По дорожке мимо этого двора прошла какая-то молодая женщина, которую вновь прибывшая пациентка с пьяных глаз и в темноте приняла за свою подругу.
Минуту назад казавшаяся совсем обессилевшей, девушка вскочила на решётку окна с ногами, руками стала трясти решётку, пытаясь вырвать, и заревела во всю глотку:
– Кристина-а-а-а! Как отсюда вылезти-и-и?!
Пациенты ржали в голос:
– Уже никак.
Тут мужчина в костюме вышел от врача со свежей повязкой на голове и переспросил:
– Значит, мы договорились?
– Так точно, – ответил врач и пожал ему руку.
Пациентку передали медперсоналу, а господа в костюмах шагнули в железную дверь.
Неугомонная девка всё ещё пыталась вырываться из рук санитаров:
– Денис козё-ё-ёл! А ты, Ленка, су-у-у-ука!!
– Она не Лена, она Наташа, – устало вздохнул Денис, обернувшись на пороге, и закрыл дверь с той стороны.
Буйную пациентку освободили от верхней одежды и впихнули в женскую палату.
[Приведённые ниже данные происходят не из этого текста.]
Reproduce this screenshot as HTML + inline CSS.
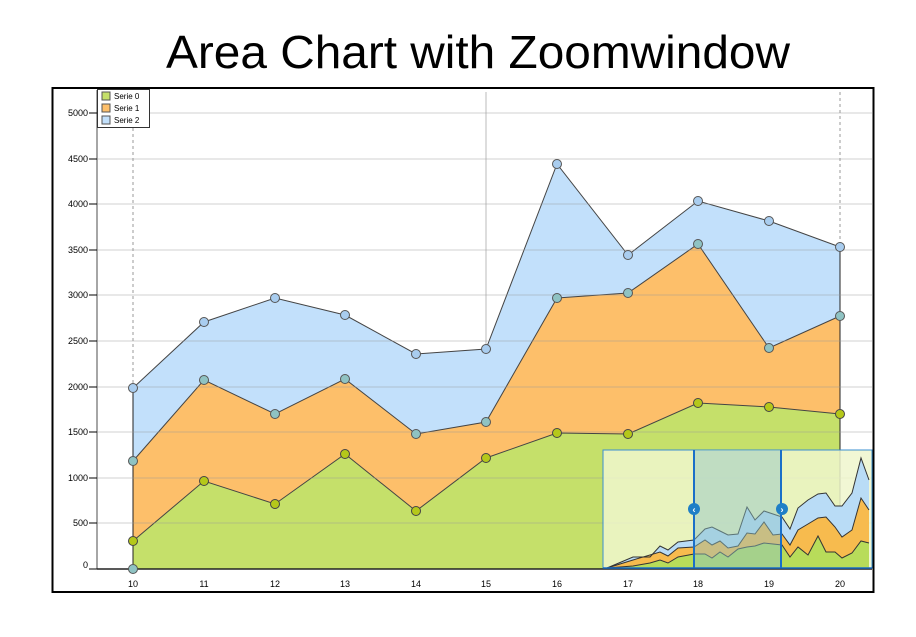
<!DOCTYPE html>
<html><head><meta charset="utf-8"><style>
html,body{margin:0;padding:0;background:#fff;width:916px;height:637px;overflow:hidden}
svg{display:block;font-family:"Liberation Sans",sans-serif}
</style></head><body>
<svg width="916" height="637" viewBox="0 0 916 637" xmlns="http://www.w3.org/2000/svg">
<text x="478" y="68" font-size="46" text-anchor="middle" textLength="624" lengthAdjust="spacingAndGlyphs" fill="#000">Area Chart with Zoomwindow</text>
<!-- frame -->
<rect x="52.5" y="88" width="821" height="504" fill="#fff" stroke="#000" stroke-width="2"/>
<!-- vertical grid -->
<line x1="133" y1="92" x2="133" y2="569" stroke="#999" stroke-dasharray="3,3"/>
<line x1="486" y1="92" x2="486" y2="569" stroke="#bbb"/>
<line x1="840" y1="92" x2="840" y2="569" stroke="#999" stroke-dasharray="3,3"/>
<!-- areas -->
<polygon fill="#c2e0fb" points="133,569 133,388 204,322 275,298 345,315 416,354 486,349 557,164 628,255 698,201 769,221 840,247 840,569"/>
<polygon fill="#fdbf6a" points="133,569 133,461 204,380 275,414 345,379 416,434 486,422 557,298 628,293 698,244 769,348 840,316 840,569"/>
<polygon fill="#c5e06a" points="133,569 133,541 204,481 275,504 345,454 416,511 486,458 557,433 628,434 698,403 769,407 840,414 840,569"/>
<g fill="none" stroke="#444" stroke-width="1">
<polyline points="133,388 204,322 275,298 345,315 416,354 486,349 557,164 628,255 698,201 769,221 840,247"/>
<polyline points="133,461 204,380 275,414 345,379 416,434 486,422 557,298 628,293 698,244 769,348 840,316"/>
<polyline points="133,541 204,481 275,504 345,454 416,511 486,458 557,433 628,434 698,403 769,407 840,414"/>
<line x1="133" y1="388" x2="133" y2="569" stroke="#222"/>
<line x1="840" y1="247" x2="840" y2="569" stroke="#222"/>
</g>
<!-- horizontal grid -->
<g stroke="#999" stroke-opacity="0.45">
<line x1="97" y1="113" x2="872" y2="113"/><line x1="97" y1="159" x2="872" y2="159"/>
<line x1="97" y1="204" x2="872" y2="204"/><line x1="97" y1="250" x2="872" y2="250"/>
<line x1="97" y1="295" x2="872" y2="295"/><line x1="97" y1="341" x2="872" y2="341"/>
<line x1="97" y1="387" x2="872" y2="387"/><line x1="97" y1="432" x2="872" y2="432"/>
<line x1="97" y1="478" x2="872" y2="478"/><line x1="97" y1="523" x2="872" y2="523"/>
</g>
<!-- axes -->
<line x1="97" y1="90" x2="97" y2="569" stroke="#888" stroke-width="1.5"/>
<line x1="97" y1="569" x2="872" y2="569" stroke="#222" stroke-width="1.5"/>
<g font-size="9" fill="#000" text-anchor="end">
<text x="88" y="116">5000</text><text x="88" y="162">4500</text><text x="88" y="207">4000</text>
<text x="88" y="253">3500</text><text x="88" y="298">3000</text><text x="88" y="344">2500</text>
<text x="88" y="390">2000</text><text x="88" y="435">1500</text><text x="88" y="481">1000</text>
<text x="88" y="526">500</text><text x="88" y="568">0</text>
</g>
<g stroke="#000"><line x1="89" y1="113" x2="97" y2="113"/><line x1="89" y1="159" x2="97" y2="159"/><line x1="89" y1="204" x2="97" y2="204"/><line x1="89" y1="250" x2="97" y2="250"/><line x1="89" y1="295" x2="97" y2="295"/><line x1="89" y1="341" x2="97" y2="341"/><line x1="89" y1="387" x2="97" y2="387"/><line x1="89" y1="432" x2="97" y2="432"/><line x1="89" y1="478" x2="97" y2="478"/><line x1="89" y1="523" x2="97" y2="523"/><line x1="89" y1="569" x2="97" y2="569"/></g>
<g font-size="9" fill="#000" text-anchor="middle">
<text x="133" y="587">10</text><text x="204" y="587">11</text><text x="275" y="587">12</text><text x="345" y="587">13</text><text x="416" y="587">14</text><text x="486" y="587">15</text><text x="557" y="587">16</text><text x="628" y="587">17</text><text x="698" y="587">18</text><text x="769" y="587">19</text><text x="840" y="587">20</text>
</g>
<!-- markers -->
<g stroke="#555" stroke-width="1" fill="#a9cdef">
<circle cx="133" cy="388" r="4.5"/><circle cx="204" cy="322" r="4.5"/><circle cx="275" cy="298" r="4.5"/><circle cx="345" cy="315" r="4.5"/><circle cx="416" cy="354" r="4.5"/><circle cx="486" cy="349" r="4.5"/><circle cx="557" cy="164" r="4.5"/><circle cx="628" cy="255" r="4.5"/><circle cx="698" cy="201" r="4.5"/><circle cx="769" cy="221" r="4.5"/><circle cx="840" cy="247" r="4.5"/>
</g>
<g stroke="#555" stroke-width="1" fill="#8fc3c3">
<circle cx="133" cy="461" r="4.5"/><circle cx="204" cy="380" r="4.5"/><circle cx="275" cy="414" r="4.5"/><circle cx="345" cy="379" r="4.5"/><circle cx="416" cy="434" r="4.5"/><circle cx="486" cy="422" r="4.5"/><circle cx="557" cy="298" r="4.5"/><circle cx="628" cy="293" r="4.5"/><circle cx="698" cy="244" r="4.5"/><circle cx="769" cy="348" r="4.5"/><circle cx="840" cy="316" r="4.5"/>
<circle cx="133" cy="569" r="4.5"/>
</g>
<g stroke="#444" stroke-width="1" fill="#b5c81a">
<circle cx="133" cy="541" r="4.5"/><circle cx="204" cy="481" r="4.5"/><circle cx="275" cy="504" r="4.5"/><circle cx="345" cy="454" r="4.5"/><circle cx="416" cy="511" r="4.5"/><circle cx="486" cy="458" r="4.5"/><circle cx="557" cy="433" r="4.5"/><circle cx="628" cy="434" r="4.5"/><circle cx="698" cy="403" r="4.5"/><circle cx="769" cy="407" r="4.5"/><circle cx="840" cy="414" r="4.5"/>
</g>
<!-- legend -->
<rect x="97.5" y="89.5" width="52" height="38" fill="#fff" stroke="#333"/>
<rect x="102" y="92" width="8" height="8" fill="#c5e06a" stroke="#555"/>
<rect x="102" y="104" width="8" height="8" fill="#fdbf6a" stroke="#555"/>
<rect x="102" y="116" width="8" height="8" fill="#c2e0fb" stroke="#555"/>
<g font-size="8" fill="#000"><text x="114" y="99">Serie 0</text><text x="114" y="111">Serie 1</text><text x="114" y="123">Serie 2</text></g>
<!-- zoom window -->
<rect x="603" y="450" width="269" height="118" fill="#eef6cc" fill-opacity="0.85" stroke="#3a8fd0"/>
<polygon fill="#b9dcf6" points="607,568 633,557 650,557 660,546 668,550 678,542 694,540 705,529 712,527 720,531 728,535 738,534 747,507 755,520 764,511 773,514 782,517 790,529 798,508 808,500 818,494 826,493 835,506 842,506 852,493 861,458 869,480 869,568"/>
<polygon fill="#f7bb4e" points="607,568 633,560 660,552 668,556 678,548 694,547 705,540 712,545 720,541 728,548 738,546 747,533 755,534 764,522 773,535 782,534 790,545 798,530 808,524 818,518 826,517 835,527 842,537 852,530 861,498 869,510 869,568"/>
<polygon fill="#b8dc5a" points="607,568 633,566 650,563 660,560 668,563 678,557 694,554 705,554 712,558 720,552 728,557 738,549 747,547 755,546 764,543 773,544 782,545 790,557 798,547 808,555 818,536 826,552 835,552 842,558 852,553 861,541 869,543 869,568"/>
<g fill="none" stroke="#333" stroke-width="1">
<polyline points="607,568 633,557 650,557 660,546 668,550 678,542 694,540 705,529 712,527 720,531 728,535 738,534 747,507 755,520 764,511 773,514 782,517 790,529 798,508 808,500 818,494 826,493 835,506 842,506 852,493 861,458 869,480"/>
<polyline points="607,568 633,560 660,552 668,556 678,548 694,547 705,540 712,545 720,541 728,548 738,546 747,533 755,534 764,522 773,535 782,534 790,545 798,530 808,524 818,518 826,517 835,527 842,537 852,530 861,498 869,510"/>
<polyline points="607,568 633,566 650,563 660,560 668,563 678,557 694,554 705,554 712,558 720,552 728,557 738,549 747,547 755,546 764,543 773,544 782,545 790,557 798,547 808,555 818,536 826,552 835,552 842,558 852,553 861,541 869,543"/>
</g>
<rect x="694" y="450" width="87" height="118" fill="#8fc3c8" fill-opacity="0.45"/>
<line x1="694" y1="450" x2="694" y2="568" stroke="#1a6fc8" stroke-width="2"/>
<line x1="781" y1="450" x2="781" y2="568" stroke="#1a6fc8" stroke-width="2"/>
<line x1="603" y1="568" x2="872" y2="568" stroke="#1a6fc8" stroke-width="1.5"/>
<circle cx="694" cy="509" r="6" fill="#1f7fc6"/>
<circle cx="782" cy="509" r="6" fill="#1f7fc6"/>
<text x="694" y="512.5" font-size="9" fill="#fff" text-anchor="middle" font-weight="bold">‹</text>
<text x="782" y="512.5" font-size="9" fill="#fff" text-anchor="middle" font-weight="bold">›</text>
</svg>
</body></html>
Обитательницы этой палаты глухо роптали, что вчера была бабуля с белкой, теперь молодуха будет реветь как белуга всю ночь. Но слушать рёв не пришлось. Санитары привязали пациентку к кровати и всадили ей лошадиную дозу снотворного. Пусть дрыхнет до утра, не мешая дрыхнуть им. А потом уже будем капельницы ставить.
Зрелище кончилось, толпа рассеялась.
* * *
Следующий день в больнице начался как обычно. Я уже понял, что теперь здесь надолго, и занялся тем же, чем за несколько лет до этого, когда, также помимо своего желания, попал в казарму. То есть, пытался добывать по мере возможности чай, кофе, сигареты и тому подобное.
И во время перекура в умывальнике после обхода врачей гонял в мозгу самооправдание, что это я не опустился, а вспомнил армейскую юность, закурив такие особенные сигареты. Хотя, дым был всё равно противный, потому что курил сигареты без фильтра.
Их уже тогда редко можно было найти в продаже в городе. Но в глубинке области они ещё встречались. И мне удавалось стрельнуть их у деда, которого привезли из села неподалёку от литовской границы.
Похоже, никто не знал имя и отчество этого старика, кроме врачей что его оформляли. Все пациенты его звали просто Дед. Может быть, он и сам их не помнил – я не спрашивал.
Ходили слухи, что он здесь очень давно. Если всех выписывают после двух недель пребывания, то его родные дети сдали по случаю белой горячки после 23 февраля, и он до сих пор лежит в этой палате как неприкаянный.
Никак память восстановить не может.
Каждое утро начинает с одних и тех же вопросов, так что даже никому уже не смешно:
– Где это я? В тюрьме? А какое сейчас время года? Зима?
Но алкоголики – народ циничный. И вместо сочувствия к старому больному человеку, соседи по палате используют в своих интересах то, что он не помнит, сколько у него осталось сигарет и кому он их давал только что. Его дети экономят – покупают отцу сигареты без фильтра. Но и это лучше, чем ничего.
Зашёл татарин с пачкой Мальборо. Этого я сразу заприметил, что он в отделении – нечто вроде смотрящего. Он имел медицинское образование и помогал санитарам ставить капельницы. И за это они его подкармливали разными вкусностями. И позволяли ему некоторые вольности. Кроме выпивки, естественно.
За выпивку выгоняли сразу.
Но из всех пациентов такой борзый, что керогазил прямо в больнице, был только один. Продержался три дня, потом спалился, потому что конспиратор из него никакой.
Но речь сейчас не про него. И даже не про татарина.
Самое интересное событие началось, когда следом за ним появилась героиня вчерашнего вечера.
Она была в тех же кожаных штанах. Но уже без косухи. А в одной майке с открытыми плечами. В начале мая по утрам ещё довольно прохладно, а в умывальнике была постоянно открыта форточка настежь, чтобы выветривался табачный дым. Но похоже, что девчонке, страдавшей от жёсткого отходняка, это было глубоко параллельно.